--- Start of DATA SECTION ---

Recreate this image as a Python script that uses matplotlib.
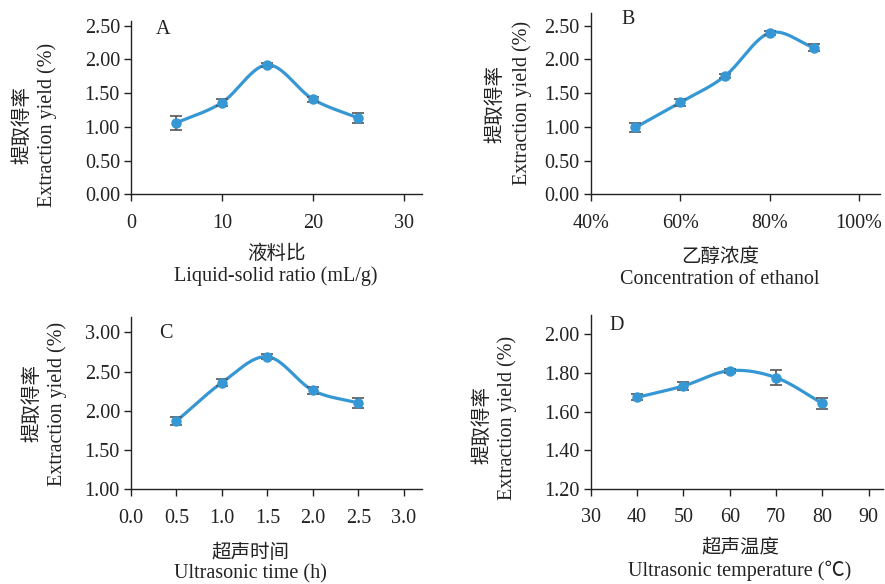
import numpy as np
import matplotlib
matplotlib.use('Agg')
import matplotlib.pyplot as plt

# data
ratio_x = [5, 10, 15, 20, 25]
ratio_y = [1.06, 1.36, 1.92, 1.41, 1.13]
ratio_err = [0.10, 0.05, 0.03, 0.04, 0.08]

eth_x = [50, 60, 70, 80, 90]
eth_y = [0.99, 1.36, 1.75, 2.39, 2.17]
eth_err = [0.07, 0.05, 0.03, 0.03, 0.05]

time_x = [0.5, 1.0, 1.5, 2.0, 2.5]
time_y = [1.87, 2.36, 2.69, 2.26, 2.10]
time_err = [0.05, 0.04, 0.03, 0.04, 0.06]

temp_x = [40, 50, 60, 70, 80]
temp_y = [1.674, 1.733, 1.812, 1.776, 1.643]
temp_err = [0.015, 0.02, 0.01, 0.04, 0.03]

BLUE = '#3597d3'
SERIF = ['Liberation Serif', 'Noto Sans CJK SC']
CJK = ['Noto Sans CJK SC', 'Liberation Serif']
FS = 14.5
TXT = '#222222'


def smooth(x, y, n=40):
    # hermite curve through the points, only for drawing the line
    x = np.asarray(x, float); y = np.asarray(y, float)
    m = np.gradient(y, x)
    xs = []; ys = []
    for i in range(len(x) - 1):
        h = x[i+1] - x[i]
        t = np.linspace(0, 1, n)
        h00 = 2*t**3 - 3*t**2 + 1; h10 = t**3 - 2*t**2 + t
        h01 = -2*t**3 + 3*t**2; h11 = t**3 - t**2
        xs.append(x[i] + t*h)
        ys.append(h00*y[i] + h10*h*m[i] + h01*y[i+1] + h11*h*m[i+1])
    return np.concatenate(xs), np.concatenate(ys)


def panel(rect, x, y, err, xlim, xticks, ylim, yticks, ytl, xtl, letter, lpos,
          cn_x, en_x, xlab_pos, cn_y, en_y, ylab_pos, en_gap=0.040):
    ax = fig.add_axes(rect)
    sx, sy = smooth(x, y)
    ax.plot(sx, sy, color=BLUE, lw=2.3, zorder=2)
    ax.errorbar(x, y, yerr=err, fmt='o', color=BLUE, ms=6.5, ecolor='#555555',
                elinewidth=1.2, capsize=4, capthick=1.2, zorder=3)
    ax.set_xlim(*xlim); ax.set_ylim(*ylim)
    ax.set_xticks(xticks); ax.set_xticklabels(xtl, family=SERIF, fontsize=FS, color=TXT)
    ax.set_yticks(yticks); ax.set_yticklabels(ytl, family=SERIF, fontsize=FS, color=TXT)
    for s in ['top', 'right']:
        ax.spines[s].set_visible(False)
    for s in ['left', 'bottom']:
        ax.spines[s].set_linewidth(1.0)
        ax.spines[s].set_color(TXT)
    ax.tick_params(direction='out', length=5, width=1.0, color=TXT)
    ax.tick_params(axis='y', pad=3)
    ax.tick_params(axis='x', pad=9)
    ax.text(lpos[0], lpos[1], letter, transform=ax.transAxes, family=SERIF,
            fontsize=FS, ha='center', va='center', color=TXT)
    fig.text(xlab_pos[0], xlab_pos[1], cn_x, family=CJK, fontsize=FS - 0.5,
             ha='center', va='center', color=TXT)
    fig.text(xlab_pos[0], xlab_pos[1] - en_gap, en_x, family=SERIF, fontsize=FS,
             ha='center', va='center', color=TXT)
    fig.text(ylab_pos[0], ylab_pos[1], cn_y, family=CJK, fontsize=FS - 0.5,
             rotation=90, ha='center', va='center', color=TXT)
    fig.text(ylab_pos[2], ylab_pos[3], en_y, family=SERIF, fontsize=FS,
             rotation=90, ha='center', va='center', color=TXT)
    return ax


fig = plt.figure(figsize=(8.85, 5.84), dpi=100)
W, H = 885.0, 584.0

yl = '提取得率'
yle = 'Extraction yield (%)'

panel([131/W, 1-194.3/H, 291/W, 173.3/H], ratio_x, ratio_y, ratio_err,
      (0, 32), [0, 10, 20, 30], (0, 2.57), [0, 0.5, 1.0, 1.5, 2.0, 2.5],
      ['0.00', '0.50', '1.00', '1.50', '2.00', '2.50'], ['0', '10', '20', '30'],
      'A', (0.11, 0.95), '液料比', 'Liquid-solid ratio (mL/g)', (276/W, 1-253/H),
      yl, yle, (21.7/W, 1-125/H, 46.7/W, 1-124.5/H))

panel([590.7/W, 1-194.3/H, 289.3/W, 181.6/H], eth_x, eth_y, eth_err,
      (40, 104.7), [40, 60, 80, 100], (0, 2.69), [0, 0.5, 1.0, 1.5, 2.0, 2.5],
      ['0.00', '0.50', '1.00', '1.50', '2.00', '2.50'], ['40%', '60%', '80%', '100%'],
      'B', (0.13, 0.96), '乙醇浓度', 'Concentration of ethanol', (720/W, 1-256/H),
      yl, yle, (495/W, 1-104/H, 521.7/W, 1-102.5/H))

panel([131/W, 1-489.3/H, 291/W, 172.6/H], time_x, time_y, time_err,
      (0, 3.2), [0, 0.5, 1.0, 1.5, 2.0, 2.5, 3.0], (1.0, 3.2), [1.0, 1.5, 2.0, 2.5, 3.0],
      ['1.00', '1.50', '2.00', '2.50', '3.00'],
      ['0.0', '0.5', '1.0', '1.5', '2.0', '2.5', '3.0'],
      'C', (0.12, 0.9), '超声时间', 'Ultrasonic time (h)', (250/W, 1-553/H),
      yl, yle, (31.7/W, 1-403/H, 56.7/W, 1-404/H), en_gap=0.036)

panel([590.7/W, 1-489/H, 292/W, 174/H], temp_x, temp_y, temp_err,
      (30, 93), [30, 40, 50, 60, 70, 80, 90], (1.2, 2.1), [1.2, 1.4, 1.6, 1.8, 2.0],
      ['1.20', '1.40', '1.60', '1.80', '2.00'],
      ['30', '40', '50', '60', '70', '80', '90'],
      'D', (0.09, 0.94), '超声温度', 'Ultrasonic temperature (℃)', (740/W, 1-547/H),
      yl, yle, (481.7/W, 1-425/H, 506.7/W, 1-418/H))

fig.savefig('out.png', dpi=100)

--- End of DATA SECTION ---

Repeat only what lies between the start of the data and the end of the line containing "TXT = '#222222'", exactly, with pictures left out.

Recreate this image as a Python script that uses matplotlib.
import numpy as np
import matplotlib
matplotlib.use('Agg')
import matplotlib.pyplot as plt

# data
ratio_x = [5, 10, 15, 20, 25]
ratio_y = [1.06, 1.36, 1.92, 1.41, 1.13]
ratio_err = [0.10, 0.05, 0.03, 0.04, 0.08]

eth_x = [50, 60, 70, 80, 90]
eth_y = [0.99, 1.36, 1.75, 2.39, 2.17]
eth_err = [0.07, 0.05, 0.03, 0.03, 0.05]

time_x = [0.5, 1.0, 1.5, 2.0, 2.5]
time_y = [1.87, 2.36, 2.69, 2.26, 2.10]
time_err = [0.05, 0.04, 0.03, 0.04, 0.06]

temp_x = [40, 50, 60, 70, 80]
temp_y = [1.674, 1.733, 1.812, 1.776, 1.643]
temp_err = [0.015, 0.02, 0.01, 0.04, 0.03]

BLUE = '#3597d3'
SERIF = ['Liberation Serif', 'Noto Sans CJK SC']
CJK = ['Noto Sans CJK SC', 'Liberation Serif']
FS = 14.5
TXT = '#222222'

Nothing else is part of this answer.